Stated problem:
Write out the listing, please, but only from its first line through the line containing "from bokeh.resources import INLINE", exactly as given and without pictures.

>> start

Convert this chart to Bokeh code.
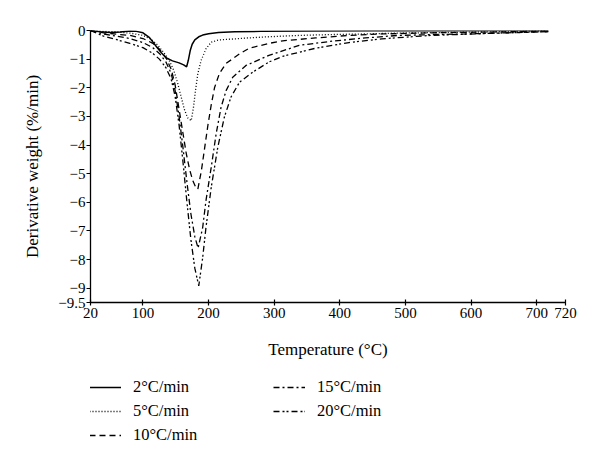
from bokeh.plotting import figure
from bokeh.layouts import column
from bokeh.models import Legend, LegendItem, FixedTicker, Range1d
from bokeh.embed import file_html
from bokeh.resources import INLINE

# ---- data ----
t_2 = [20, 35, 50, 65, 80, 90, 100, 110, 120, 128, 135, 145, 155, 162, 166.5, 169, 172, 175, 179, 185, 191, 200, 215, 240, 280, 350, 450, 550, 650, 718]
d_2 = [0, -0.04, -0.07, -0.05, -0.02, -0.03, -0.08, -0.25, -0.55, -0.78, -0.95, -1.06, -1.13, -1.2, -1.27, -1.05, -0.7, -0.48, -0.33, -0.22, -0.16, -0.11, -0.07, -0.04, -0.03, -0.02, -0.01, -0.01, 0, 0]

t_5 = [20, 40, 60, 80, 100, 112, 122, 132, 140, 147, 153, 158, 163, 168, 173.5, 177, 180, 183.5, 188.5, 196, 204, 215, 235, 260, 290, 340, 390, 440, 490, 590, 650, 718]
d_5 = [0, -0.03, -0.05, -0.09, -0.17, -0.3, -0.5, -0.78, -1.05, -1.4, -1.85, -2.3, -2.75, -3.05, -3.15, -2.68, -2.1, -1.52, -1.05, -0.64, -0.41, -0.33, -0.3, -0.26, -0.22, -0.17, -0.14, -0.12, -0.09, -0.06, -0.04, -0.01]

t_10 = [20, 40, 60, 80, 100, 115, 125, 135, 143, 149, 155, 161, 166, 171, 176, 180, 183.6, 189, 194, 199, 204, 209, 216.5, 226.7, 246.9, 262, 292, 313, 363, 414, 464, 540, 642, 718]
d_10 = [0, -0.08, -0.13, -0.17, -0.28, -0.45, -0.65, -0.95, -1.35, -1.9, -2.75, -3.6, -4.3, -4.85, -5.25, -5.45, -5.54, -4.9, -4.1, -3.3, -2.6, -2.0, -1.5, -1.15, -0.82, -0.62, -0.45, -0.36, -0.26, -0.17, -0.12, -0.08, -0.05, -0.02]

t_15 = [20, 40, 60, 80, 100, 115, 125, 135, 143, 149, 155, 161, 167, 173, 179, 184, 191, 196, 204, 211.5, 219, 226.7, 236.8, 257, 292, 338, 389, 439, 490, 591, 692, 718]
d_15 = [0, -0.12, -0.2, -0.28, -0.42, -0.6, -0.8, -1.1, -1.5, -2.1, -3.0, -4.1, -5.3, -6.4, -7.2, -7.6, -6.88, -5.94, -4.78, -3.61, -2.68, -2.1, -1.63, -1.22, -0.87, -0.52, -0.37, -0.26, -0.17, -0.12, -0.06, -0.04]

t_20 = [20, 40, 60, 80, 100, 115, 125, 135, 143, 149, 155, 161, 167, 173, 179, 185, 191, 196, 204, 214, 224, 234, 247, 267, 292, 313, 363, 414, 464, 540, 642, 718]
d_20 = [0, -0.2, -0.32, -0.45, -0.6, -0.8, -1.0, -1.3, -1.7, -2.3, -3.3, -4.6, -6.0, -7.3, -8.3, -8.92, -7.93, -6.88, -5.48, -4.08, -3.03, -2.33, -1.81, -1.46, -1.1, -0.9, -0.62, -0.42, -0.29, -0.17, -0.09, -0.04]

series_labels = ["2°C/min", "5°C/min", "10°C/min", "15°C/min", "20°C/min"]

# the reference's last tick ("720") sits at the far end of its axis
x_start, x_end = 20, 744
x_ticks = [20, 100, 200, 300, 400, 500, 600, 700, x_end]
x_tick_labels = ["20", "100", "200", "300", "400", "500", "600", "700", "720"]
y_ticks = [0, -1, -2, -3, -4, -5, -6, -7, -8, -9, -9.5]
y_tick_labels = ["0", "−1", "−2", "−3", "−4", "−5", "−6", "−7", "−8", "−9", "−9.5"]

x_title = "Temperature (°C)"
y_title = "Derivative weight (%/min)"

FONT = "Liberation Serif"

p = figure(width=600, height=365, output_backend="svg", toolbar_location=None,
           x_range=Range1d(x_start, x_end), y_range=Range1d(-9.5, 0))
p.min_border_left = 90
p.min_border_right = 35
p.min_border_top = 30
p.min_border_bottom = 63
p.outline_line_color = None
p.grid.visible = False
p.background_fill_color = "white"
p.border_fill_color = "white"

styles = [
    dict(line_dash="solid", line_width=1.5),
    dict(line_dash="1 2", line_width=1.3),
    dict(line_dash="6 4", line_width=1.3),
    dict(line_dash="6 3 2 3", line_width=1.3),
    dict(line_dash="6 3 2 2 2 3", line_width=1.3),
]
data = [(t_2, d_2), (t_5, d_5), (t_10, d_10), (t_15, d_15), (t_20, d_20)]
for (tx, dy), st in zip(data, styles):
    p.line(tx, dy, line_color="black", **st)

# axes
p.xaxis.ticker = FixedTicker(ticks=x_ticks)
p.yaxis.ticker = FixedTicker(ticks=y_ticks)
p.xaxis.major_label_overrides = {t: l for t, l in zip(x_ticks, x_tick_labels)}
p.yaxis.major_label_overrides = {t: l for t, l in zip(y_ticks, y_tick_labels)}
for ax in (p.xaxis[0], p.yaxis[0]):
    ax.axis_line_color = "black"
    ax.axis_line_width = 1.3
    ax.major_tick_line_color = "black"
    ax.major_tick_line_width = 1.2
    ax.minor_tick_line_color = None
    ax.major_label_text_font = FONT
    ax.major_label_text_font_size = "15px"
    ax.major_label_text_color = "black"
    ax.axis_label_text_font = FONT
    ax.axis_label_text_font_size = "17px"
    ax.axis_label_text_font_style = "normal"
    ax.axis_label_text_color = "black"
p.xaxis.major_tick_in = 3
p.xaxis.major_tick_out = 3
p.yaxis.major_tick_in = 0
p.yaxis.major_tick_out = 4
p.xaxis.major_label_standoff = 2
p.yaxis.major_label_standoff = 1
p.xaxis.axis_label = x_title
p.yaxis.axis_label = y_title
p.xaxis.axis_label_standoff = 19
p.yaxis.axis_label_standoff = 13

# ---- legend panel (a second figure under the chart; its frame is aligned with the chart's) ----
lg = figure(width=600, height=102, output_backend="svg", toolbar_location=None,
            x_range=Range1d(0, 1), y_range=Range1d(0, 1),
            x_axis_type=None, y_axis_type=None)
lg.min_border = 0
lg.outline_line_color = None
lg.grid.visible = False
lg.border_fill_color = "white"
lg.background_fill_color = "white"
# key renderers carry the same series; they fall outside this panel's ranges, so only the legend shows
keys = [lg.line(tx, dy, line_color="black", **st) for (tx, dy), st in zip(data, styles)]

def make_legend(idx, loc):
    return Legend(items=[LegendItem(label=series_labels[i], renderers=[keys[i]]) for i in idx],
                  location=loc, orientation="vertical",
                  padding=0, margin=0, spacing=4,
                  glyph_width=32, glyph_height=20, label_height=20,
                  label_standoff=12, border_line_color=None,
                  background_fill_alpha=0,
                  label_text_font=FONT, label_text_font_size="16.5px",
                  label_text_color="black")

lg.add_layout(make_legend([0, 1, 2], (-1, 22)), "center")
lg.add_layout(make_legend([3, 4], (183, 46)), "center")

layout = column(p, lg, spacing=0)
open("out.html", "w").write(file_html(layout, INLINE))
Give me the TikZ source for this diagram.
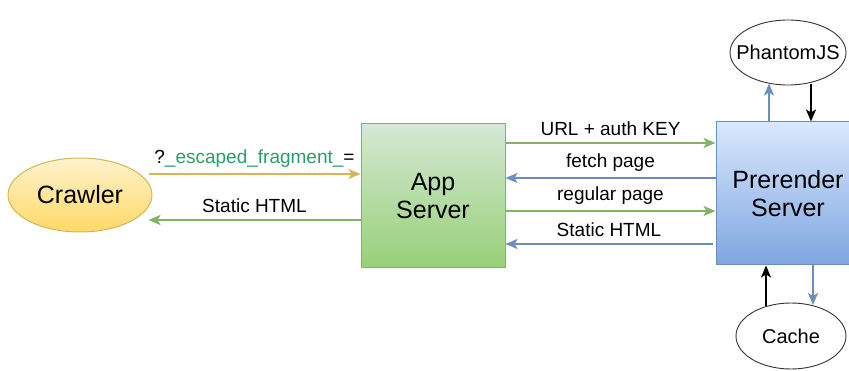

>> end

Exercise output:
Convert this chart to Bokeh code.
from bokeh.plotting import figure
from bokeh.layouts import column
from bokeh.models import Legend, LegendItem, FixedTicker, Range1d
from bokeh.embed import file_html
from bokeh.resources import INLINE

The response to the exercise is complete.